Não Tropece na Língua

Número: 108
Data: 20/11/2019
Título: ALCORÃO = CORÃO, EM UM = NUM

ALCORÃO OU CORÃO


O nome do livro sagrado dos muçulmanos em árabe é “al-kuran”, em que “al” é artigo definido. É por isso que também se pode escrever, em português, Corão, separando-se o artigo do substantivo. A grafia mais comum, porém, é Alcorão – embora pareça redundante dizer o Alcorão – porque é assim que se comportam as palavras de origem árabe que se incorporam à língua portuguesa: o artigo AL se aglutina à palavra-base na passagem para o português. O falante não percebe ou não sabe disso quando diz: a alface, a alfândega, a almofada, a almôndega, o algodão, a aldeia, a alcova, a alcachofra, o alfinete, o algarismo, o alvará, o almoxarife – só para dar alguns exemplos em que o artigo em português é concomitante ao artigo árabe.


EM UM OU NUM


Não há nada na gramática e tampouco nas obras de literatura contra o uso da contração da prep. EM com os artigos indefinidos [um, uns, uma, umas]. A aproximação dos dois elementos conduz naturalmente, pela ressonância nasal, à contração: num, numa, nuns, numa. Tanto é que se fala assim.


Deixo por conta de Evanildo Bechara a síntese do caso: “Sabemos desde os primeiros bancos escolares que, quando se encontra na cadeia da frase a preposição de com o artigo definido ou pronome iniciado por vogal, se dá a contração: O livro de o menino / O livro do menino. A casa de ele / A casa dele. Já com os artigos indefinidos e certos pronomes iniciados por vogal esta contração é facultativa: O livro de um menino / O livro dum menino. É revista de outros tempos / É revista doutros tempos” (Na Ponta da Língua, v.2, RJ: Lucerna, 2002, p.177).


A observação a fazer é que no Brasil o uso de dum é menos frequente do que em Portugal. Recebi mensagem de um lusitano assim: “Votos dum feliz Natal”. Também na Revista Luso-Brasileira de Florianópolis: “A Marcha dum Povo”. Entretanto, NUM é tão usual aqui quanto lá. Existem algumas situações em que a eufonia exige mesmo a contração, por exemplo quando a palavra anterior traz a terminação “em”: Creem em um só Deus [em em]. Melhor: Creem num só Deus.

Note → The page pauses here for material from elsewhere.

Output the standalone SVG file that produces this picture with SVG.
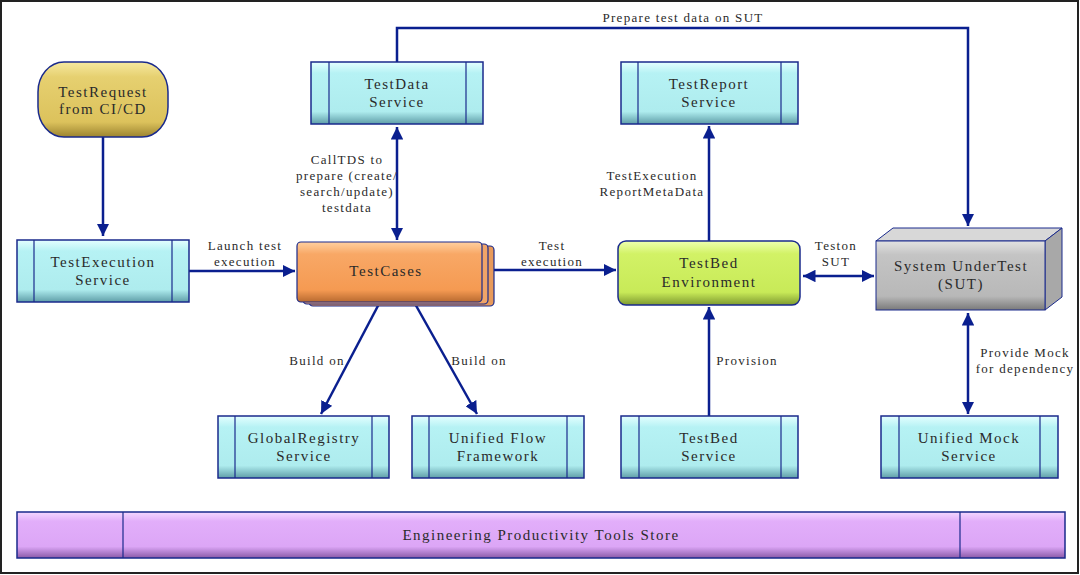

O único caso em que se recomenda (mas não se obriga, cf. Machado de Assis, abaixo) usar em um é quando se trata do numeral. Exemplo: Ele estará de volta em um ou dois dias.


Fui procurar este emprego no grande escritor brasileiro Machado de Assis. Em duas páginas seguidas de “Memórias póstumas de Brás Cubas” (Abril Cultural, 1978, p. 22 e 23) já deparei com três ocorrências:
          1. “Como tocássemos, casualmente, nuns amores ilegítimos, meio secretos, meio divulgados, vi-a falar com desdém.”

          2. “Com efeito, abri os olhos e vi que o meu animal galopava numa planície branca de neve.” 

          3. “Logo depois, senti-me transformado na Suma Teológica de Santo Tomás, impressa num volume, e encadernada em marroquim, com fechos de prata e estampas.”


Anote: embora se tratasse de um volume, o autor usou a contração.


Então, não é questão de bom ou mau uso, certamente. Apenas de estilo e gosto; gosto pela redação mais fluente que as contrações das preposições com os artigos sem dúvida propiciam.